Center for Sustainable Environmental Technologies

Gasification is the conversion of carbonaceous matter (such as coal or biomass) into gaseous fuel in a low oxygen environment.  The gasifier located in 1056 H.M. Black Engineering Building gasifies between 6 and 11 lbs fuel/hour.  Fuels include ground seed corn, switchgrass, cornstover, RDF (refused derived waste), woodchips, and sawdust to name a few.  The Black gasifier is a fluidized bed gasifier meaning that a tube of sand (the bed) is mixed (fluidized) by passing air through holes in the bottom plate of the tube.  The fluidized bed is commonly chosen for gasification due to excellent mixing and heat transfer characteristics.  Gasification results in a mixture of gases (CO, CO2, CH4, H2, and others), char (solid carbon and trace minerals leaving the gasifier before reacting), water vapor, and tar (heavy hydrocarbons) which as a whole is called “syngas,” or “producer gas.”   
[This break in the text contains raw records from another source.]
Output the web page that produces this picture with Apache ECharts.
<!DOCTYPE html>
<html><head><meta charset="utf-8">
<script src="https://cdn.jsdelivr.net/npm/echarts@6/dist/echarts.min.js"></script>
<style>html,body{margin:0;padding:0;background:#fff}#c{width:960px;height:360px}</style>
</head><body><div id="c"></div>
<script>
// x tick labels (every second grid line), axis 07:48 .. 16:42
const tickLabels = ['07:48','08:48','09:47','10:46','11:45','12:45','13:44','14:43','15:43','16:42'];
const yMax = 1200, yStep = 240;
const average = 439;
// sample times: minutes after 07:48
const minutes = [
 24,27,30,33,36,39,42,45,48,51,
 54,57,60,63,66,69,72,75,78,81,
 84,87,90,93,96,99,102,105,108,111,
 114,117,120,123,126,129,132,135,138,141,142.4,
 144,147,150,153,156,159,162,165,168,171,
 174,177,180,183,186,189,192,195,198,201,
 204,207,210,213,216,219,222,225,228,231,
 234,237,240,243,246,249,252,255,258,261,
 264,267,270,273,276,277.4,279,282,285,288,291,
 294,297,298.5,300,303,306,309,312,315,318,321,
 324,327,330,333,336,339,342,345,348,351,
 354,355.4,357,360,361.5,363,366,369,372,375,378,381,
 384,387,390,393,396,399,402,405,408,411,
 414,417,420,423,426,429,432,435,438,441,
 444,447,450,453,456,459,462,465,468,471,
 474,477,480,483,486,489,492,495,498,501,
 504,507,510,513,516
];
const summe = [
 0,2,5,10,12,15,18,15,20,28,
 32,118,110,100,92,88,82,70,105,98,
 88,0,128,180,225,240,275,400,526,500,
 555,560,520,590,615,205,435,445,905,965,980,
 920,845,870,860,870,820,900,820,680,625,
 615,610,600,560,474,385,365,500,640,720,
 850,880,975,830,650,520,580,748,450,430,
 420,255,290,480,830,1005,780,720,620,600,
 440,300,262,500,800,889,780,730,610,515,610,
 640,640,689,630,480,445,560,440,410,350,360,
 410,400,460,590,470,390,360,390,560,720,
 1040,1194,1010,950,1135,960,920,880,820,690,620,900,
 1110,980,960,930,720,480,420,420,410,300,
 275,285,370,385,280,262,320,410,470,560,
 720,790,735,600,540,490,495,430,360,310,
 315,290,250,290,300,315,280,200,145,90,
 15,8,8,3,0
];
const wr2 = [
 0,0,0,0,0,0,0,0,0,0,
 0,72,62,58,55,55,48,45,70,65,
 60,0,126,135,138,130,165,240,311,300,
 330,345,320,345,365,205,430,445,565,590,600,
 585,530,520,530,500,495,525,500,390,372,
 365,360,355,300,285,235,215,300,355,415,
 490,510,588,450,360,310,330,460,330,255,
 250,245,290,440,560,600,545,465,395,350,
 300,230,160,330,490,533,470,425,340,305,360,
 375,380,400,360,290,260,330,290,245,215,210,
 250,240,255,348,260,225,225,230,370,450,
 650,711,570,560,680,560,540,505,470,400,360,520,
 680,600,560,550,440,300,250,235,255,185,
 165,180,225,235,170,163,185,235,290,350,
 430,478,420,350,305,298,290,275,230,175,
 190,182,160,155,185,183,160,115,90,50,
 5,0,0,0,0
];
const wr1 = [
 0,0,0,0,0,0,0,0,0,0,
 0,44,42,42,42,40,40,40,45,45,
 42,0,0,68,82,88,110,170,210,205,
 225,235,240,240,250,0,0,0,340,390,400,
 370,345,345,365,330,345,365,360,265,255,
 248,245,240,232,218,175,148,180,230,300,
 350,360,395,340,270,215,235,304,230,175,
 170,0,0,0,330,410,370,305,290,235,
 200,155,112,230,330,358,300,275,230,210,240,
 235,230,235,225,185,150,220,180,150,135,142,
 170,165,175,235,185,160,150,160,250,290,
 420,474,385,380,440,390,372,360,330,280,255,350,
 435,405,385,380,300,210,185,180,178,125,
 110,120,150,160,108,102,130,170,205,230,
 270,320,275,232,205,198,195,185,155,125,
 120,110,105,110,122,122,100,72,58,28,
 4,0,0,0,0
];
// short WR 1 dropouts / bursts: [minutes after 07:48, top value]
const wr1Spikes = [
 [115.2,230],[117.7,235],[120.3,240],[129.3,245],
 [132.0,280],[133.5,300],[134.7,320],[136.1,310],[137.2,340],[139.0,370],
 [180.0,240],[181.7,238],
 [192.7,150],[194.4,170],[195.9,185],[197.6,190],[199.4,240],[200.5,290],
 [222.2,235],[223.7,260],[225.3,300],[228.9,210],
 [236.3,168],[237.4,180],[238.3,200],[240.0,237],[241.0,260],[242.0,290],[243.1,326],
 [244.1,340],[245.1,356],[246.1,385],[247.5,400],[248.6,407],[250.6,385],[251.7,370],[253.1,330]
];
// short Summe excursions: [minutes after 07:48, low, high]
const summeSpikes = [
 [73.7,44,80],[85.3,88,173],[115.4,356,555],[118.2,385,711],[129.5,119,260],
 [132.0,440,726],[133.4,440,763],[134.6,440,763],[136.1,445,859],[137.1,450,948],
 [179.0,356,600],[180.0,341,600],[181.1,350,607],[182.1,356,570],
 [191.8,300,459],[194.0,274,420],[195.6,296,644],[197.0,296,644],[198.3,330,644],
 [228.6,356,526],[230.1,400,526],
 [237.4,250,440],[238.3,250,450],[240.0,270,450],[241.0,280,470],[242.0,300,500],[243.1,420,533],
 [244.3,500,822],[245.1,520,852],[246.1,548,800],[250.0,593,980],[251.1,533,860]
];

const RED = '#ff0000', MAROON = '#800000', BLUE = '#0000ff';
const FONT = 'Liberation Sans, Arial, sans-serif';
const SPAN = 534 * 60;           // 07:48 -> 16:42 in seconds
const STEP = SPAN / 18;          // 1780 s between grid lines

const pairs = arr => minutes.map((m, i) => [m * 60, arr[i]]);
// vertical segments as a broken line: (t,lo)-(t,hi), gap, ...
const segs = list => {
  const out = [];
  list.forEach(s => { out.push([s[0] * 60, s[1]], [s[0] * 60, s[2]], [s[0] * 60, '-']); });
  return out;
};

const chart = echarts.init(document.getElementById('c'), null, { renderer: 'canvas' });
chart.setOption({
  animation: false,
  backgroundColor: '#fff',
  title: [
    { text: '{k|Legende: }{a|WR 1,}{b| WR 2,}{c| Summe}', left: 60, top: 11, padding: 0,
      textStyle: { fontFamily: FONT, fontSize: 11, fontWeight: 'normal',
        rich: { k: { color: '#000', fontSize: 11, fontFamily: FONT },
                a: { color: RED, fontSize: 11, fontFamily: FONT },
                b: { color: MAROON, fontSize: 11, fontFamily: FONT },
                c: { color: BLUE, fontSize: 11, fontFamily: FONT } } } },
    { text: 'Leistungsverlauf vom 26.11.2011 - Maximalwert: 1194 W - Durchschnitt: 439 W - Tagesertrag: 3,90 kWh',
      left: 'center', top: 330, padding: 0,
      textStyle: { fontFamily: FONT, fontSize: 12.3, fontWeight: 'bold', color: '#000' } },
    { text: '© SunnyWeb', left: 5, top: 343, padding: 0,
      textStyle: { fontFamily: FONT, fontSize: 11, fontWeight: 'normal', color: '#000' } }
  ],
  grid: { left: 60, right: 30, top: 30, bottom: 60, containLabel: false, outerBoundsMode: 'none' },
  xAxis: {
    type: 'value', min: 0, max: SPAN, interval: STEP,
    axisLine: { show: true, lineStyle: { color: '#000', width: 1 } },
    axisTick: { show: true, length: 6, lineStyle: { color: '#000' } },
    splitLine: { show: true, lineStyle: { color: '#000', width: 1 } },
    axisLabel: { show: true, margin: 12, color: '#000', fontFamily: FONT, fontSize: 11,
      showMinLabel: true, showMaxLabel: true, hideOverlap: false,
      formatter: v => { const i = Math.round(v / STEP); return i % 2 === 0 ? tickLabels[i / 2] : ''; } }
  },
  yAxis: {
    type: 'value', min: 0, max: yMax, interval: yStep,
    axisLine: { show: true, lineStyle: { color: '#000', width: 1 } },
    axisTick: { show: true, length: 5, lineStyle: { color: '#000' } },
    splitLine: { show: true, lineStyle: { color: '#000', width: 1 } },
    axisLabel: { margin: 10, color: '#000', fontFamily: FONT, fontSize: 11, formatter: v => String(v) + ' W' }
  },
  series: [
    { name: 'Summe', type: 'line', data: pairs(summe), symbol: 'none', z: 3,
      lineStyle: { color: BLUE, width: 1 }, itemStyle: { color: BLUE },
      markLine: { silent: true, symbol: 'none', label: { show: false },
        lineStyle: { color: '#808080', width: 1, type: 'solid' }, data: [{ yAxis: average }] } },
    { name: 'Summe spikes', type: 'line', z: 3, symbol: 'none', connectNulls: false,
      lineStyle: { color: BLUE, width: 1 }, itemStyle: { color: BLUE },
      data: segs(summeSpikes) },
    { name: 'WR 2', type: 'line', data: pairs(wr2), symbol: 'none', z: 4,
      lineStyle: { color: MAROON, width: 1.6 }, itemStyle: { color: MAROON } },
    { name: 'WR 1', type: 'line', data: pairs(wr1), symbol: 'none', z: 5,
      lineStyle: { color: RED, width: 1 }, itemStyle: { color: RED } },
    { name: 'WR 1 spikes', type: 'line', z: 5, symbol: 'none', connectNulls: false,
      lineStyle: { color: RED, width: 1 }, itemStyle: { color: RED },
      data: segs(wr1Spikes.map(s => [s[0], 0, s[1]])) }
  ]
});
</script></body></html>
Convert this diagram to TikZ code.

A new research project is underway which focuses on alkali metals effect on carbon conversion in biomass gasification.  It has been shown in the literature that alkali metals can help to catalyzed carbon to gas reactions in coal gasification.  This project investigates the effects of these same alkali metals on carbon conversion in biomass gasification.  Biomass typically contains a much higher percentage of alkali than coal potentially allowing for a higher conversion of solid carbon to gaseous fuel.  A statistically designed set of experiments is implemented to study the interconnected effects of temperature, equivalence ratio, and biomass alkali content.  Pretreated biomass is gasified and samples of bed material, char, and tar are collected.  A complete mass balance is performed on the samples.  Potassium and Sodium will be tracked by analyzing the samples with Atomic Absorption Spectroscopy.  Once complete, the experimental set can be used to generate an empirical model which can then be applied to other experimental conditions and varieties of biomass.  If successful, the project will help researchers better understand how to increase the energy value of the syngas while simultaneously decreasing the amount of time and effort required in cleaning it.